This week I'm highlighting some of the things that happen here that at first I found illogical or peculiar. Turns out, most often there is a good explanation for those things. You just have to wait for it to emerge. (Check out Part 1 and Part 2.)
We Want to Keep Them Here
The Bishop here is a big believer in education. He believes that improved education is a key component for making a difference in the UMC of Sierra Leone and in the country itself. I think he’s right.
One of the programs for the conference (as least since this Bishop has been here) is scholarships for higher education. My friends Rev. Josiah and Rev. Lassayo both received master’s degrees from Africa University in Zimbabwe through this program. Last week, the Assistant to the Bishop (Rev. Rogers), the Director of Connectional Ministries (Rev. Ashcroft), and Dean of the Bishop’s Cabinet (Rev. Charlie) all left for Ohio where they are completing master’s degrees on scholarship from the Conference. (Revs. Rogers and Ashcroft and I had a lot of conversations about the best way to handle the cold weather before they left. I gave them my sister Marde’s advice. It’s all about the layering!) At Annual Conference they celebrated all of the scholarship recipients of the years. If my memory serves me, there are something like ten people who have completed or are completing higher degrees at international schools.
But I noticed early on that most of the people being sent internationally for education, with a few exceptions, are people who are later in their careers. People with grown children and grandchildren. People who have already accomplished so much in ministry. People who are serving in positions that, in the States at least, people would retire from. I started to ask myself why the Conference wasn’t choosing their young promising ministry candidates and pastors to complete their seminary training internationally. It seems to make sense to make an investment in people that will serve the church for a long time after they complete their education.
Again, the answer makes really good sense. When young men and women go overseas, they are much more likely to stay there and not come back. As it turns out, its a risk to send young men and women overseas because they don’t have the families, the responsibilities, or the career successes yet to pull them back home. Often they make connections in their place of study that lead to job opportunities and relationships that keep them there.

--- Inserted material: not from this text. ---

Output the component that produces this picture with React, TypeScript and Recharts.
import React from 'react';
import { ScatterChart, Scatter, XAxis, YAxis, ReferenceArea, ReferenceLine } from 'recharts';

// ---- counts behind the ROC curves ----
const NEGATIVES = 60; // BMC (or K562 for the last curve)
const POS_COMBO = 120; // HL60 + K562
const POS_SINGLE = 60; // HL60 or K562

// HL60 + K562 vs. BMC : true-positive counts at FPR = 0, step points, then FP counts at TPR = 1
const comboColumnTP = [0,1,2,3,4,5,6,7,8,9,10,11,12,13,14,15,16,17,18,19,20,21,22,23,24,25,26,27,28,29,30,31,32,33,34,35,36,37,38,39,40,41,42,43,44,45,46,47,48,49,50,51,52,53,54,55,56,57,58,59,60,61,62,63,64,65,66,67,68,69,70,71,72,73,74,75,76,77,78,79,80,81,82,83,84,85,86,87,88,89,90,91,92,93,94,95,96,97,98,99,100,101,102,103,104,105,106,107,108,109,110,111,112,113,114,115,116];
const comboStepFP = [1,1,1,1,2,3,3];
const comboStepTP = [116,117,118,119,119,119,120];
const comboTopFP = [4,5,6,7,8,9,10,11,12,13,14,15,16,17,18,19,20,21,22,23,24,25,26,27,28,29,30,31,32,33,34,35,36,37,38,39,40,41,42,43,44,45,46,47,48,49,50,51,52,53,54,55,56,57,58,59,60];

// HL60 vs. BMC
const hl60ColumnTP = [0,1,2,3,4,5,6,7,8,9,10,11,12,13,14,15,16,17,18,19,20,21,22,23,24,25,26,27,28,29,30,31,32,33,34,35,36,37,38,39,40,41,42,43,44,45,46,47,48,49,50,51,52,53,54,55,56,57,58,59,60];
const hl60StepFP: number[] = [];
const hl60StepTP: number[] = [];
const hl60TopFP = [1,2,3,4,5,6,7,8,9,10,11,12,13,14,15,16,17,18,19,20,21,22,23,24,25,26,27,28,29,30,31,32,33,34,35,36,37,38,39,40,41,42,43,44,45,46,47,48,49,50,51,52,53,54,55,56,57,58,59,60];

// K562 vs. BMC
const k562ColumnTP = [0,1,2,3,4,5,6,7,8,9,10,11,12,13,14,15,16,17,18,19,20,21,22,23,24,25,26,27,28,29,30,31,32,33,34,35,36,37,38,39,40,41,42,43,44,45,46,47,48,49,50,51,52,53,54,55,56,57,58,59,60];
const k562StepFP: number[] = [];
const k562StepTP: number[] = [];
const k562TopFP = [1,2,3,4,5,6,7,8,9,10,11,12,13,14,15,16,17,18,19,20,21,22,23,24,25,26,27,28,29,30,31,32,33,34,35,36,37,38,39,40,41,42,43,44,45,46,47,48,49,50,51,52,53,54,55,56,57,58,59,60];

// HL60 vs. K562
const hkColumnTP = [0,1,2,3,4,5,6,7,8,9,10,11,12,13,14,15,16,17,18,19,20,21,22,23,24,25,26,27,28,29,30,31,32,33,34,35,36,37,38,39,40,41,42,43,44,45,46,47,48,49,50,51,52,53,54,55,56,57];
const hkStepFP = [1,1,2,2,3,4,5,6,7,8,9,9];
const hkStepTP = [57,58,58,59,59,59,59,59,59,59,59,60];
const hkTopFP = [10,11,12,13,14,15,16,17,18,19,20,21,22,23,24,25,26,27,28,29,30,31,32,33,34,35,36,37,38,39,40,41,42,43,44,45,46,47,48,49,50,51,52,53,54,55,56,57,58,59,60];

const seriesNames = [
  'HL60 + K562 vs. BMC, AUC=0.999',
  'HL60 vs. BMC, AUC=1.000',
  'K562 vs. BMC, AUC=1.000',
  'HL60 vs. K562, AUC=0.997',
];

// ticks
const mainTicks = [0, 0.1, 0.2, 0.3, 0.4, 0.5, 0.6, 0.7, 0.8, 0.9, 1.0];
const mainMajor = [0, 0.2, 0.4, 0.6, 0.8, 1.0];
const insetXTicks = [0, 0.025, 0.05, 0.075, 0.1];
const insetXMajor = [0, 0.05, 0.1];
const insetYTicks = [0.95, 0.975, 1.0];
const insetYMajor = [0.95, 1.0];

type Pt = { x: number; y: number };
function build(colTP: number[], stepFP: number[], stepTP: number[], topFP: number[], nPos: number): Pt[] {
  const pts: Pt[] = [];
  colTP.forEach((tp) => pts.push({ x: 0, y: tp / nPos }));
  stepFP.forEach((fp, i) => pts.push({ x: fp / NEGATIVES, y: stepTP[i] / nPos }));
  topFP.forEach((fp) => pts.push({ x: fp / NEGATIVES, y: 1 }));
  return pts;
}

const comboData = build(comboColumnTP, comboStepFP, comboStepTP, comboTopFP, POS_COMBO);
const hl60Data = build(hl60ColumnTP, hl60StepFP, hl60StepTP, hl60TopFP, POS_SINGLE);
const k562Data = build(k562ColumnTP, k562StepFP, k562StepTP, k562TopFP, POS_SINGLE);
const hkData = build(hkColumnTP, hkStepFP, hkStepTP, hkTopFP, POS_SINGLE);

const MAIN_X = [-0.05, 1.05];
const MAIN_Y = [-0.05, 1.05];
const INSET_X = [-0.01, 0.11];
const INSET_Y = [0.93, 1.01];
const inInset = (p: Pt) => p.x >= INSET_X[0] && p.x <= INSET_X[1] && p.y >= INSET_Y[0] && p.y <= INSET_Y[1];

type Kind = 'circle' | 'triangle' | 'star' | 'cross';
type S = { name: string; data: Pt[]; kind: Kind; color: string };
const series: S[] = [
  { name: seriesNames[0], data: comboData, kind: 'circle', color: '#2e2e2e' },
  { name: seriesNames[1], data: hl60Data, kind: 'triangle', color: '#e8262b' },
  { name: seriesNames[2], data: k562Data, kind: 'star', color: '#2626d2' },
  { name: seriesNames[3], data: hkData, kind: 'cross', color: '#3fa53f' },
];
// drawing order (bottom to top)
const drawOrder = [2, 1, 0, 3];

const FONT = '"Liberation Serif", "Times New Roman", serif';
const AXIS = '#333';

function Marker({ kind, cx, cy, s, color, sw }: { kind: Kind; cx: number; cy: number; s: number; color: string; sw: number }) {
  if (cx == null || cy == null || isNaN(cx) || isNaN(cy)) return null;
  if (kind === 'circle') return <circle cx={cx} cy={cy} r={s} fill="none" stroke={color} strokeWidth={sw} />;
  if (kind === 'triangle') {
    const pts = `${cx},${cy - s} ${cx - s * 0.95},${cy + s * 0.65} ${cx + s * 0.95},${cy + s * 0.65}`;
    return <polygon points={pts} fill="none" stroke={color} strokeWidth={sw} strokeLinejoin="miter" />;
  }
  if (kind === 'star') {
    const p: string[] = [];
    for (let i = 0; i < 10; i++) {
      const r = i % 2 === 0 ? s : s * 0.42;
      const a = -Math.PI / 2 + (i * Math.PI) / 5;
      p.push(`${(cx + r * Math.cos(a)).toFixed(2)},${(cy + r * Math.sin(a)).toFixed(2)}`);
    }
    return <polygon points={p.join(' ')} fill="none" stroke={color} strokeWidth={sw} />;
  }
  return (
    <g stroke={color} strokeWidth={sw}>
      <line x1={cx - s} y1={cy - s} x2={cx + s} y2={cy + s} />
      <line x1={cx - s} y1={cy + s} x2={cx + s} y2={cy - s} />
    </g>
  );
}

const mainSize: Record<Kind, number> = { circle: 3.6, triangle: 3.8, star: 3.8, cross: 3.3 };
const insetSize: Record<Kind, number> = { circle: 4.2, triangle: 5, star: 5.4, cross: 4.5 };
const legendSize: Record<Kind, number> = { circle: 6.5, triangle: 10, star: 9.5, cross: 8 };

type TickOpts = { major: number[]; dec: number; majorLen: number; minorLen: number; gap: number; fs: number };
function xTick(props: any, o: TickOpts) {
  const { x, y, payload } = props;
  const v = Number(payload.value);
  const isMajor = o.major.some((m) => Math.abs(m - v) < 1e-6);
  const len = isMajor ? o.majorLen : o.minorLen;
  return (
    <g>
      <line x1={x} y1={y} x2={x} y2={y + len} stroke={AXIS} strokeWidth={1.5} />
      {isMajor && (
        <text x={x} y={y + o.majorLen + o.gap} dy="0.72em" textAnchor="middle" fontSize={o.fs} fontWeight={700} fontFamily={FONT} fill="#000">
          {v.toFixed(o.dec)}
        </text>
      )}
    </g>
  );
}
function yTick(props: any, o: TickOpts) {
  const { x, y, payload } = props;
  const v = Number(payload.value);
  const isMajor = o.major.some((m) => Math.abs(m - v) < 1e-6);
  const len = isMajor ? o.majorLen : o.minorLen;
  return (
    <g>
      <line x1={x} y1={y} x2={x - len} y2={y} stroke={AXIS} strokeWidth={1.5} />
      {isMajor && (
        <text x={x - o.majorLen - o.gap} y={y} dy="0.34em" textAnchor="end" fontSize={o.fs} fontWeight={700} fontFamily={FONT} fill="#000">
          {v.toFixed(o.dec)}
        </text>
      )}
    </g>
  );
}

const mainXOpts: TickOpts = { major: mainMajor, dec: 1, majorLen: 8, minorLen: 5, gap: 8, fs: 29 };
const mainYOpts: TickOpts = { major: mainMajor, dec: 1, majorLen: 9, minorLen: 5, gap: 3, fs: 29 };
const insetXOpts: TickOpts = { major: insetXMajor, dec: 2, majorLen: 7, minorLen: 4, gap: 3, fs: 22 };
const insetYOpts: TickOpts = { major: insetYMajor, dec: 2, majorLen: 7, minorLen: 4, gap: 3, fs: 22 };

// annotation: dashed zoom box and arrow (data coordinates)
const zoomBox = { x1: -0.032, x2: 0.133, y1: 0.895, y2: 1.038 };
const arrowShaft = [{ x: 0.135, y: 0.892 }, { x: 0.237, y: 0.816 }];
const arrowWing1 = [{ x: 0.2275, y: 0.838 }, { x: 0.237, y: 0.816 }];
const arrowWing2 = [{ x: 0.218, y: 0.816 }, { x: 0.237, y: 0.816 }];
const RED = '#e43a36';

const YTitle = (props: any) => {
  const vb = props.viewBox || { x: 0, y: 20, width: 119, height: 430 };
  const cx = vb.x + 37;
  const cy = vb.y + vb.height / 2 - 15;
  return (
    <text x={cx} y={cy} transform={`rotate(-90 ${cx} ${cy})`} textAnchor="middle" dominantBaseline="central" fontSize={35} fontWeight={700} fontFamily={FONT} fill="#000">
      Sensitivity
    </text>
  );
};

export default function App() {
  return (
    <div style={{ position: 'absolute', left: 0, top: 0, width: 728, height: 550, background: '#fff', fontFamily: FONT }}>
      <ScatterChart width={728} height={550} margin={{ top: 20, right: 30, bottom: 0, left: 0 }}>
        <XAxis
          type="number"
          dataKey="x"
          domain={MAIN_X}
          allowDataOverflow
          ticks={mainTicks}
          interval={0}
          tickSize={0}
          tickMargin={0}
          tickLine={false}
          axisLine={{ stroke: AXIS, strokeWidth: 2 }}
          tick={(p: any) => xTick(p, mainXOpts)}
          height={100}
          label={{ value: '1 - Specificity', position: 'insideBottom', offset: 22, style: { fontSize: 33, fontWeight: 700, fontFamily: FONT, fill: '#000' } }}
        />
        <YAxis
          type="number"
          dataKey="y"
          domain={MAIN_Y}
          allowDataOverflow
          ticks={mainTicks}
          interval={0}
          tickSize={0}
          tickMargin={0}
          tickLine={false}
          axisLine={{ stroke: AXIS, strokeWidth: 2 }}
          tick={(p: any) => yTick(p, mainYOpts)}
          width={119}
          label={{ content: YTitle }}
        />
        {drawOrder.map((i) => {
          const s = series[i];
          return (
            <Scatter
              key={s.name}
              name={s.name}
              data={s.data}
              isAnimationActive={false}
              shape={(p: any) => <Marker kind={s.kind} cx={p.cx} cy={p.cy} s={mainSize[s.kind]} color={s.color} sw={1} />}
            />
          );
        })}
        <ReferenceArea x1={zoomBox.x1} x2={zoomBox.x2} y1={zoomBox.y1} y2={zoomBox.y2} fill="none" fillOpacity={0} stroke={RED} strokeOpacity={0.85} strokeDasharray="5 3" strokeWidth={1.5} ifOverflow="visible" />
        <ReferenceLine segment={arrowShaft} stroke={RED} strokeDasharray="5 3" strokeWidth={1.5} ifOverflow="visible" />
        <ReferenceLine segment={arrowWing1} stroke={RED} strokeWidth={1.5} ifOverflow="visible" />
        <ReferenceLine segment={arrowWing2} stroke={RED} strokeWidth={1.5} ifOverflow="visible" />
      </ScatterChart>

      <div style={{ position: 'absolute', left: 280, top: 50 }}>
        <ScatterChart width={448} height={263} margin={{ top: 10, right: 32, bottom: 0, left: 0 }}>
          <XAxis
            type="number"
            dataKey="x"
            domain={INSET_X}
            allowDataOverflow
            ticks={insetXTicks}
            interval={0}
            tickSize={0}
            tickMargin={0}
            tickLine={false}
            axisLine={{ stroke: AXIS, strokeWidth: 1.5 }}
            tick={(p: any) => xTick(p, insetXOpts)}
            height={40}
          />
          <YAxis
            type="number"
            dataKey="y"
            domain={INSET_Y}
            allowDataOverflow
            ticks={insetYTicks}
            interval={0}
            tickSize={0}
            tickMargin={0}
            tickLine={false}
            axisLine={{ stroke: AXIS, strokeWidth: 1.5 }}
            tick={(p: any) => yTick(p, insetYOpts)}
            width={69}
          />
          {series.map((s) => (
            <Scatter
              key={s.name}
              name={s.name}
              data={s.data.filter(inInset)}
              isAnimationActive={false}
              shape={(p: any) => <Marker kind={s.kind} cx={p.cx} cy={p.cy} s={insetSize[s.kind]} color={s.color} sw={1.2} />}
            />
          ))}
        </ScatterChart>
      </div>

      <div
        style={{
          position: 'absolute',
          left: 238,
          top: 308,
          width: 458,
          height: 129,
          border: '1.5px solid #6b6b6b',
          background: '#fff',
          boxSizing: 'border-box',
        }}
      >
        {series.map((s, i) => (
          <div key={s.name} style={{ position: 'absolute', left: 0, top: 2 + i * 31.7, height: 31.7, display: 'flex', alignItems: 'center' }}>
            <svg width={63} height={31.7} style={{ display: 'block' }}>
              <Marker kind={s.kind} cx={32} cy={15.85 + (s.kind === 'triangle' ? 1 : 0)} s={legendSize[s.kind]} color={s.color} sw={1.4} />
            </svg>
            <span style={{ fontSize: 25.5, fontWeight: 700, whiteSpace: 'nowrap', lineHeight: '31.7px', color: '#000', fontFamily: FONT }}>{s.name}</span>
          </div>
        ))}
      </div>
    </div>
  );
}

In his address at the UMU inauguration, the bishop talked about how this brain drain leaves Sierra Leone and other countries like it at a significant disadvantage in their quest for growth. He quoted an article from the Chicago Tribune which stated that in 2010 there were more Sierra Leonean doctors practicing in the city of Chicago than there were in the whole of Sierra Leone. Whaaaaaat?! How is a country that is struggling so deeply to make things better for its people supposed to do that without the people trained in the things that make a society developed?
So what is a Bishop to do when he/she believes that education is vital to achieving their vision but sending pastors to be educated means that the conference loses those pastors to lands with greater opportunity? Well, build a university that meets the standards of those international schools right at home. That’s what. And that’s exactly what Bishop Yambasu has done with the help of so many leaders and partners.
This week, I started as a Lecturer at United Methodist University Bishop Wenner School of Theology in it’s second semester of existence. If this is not a worthwhile endeavor, I don’t know what is.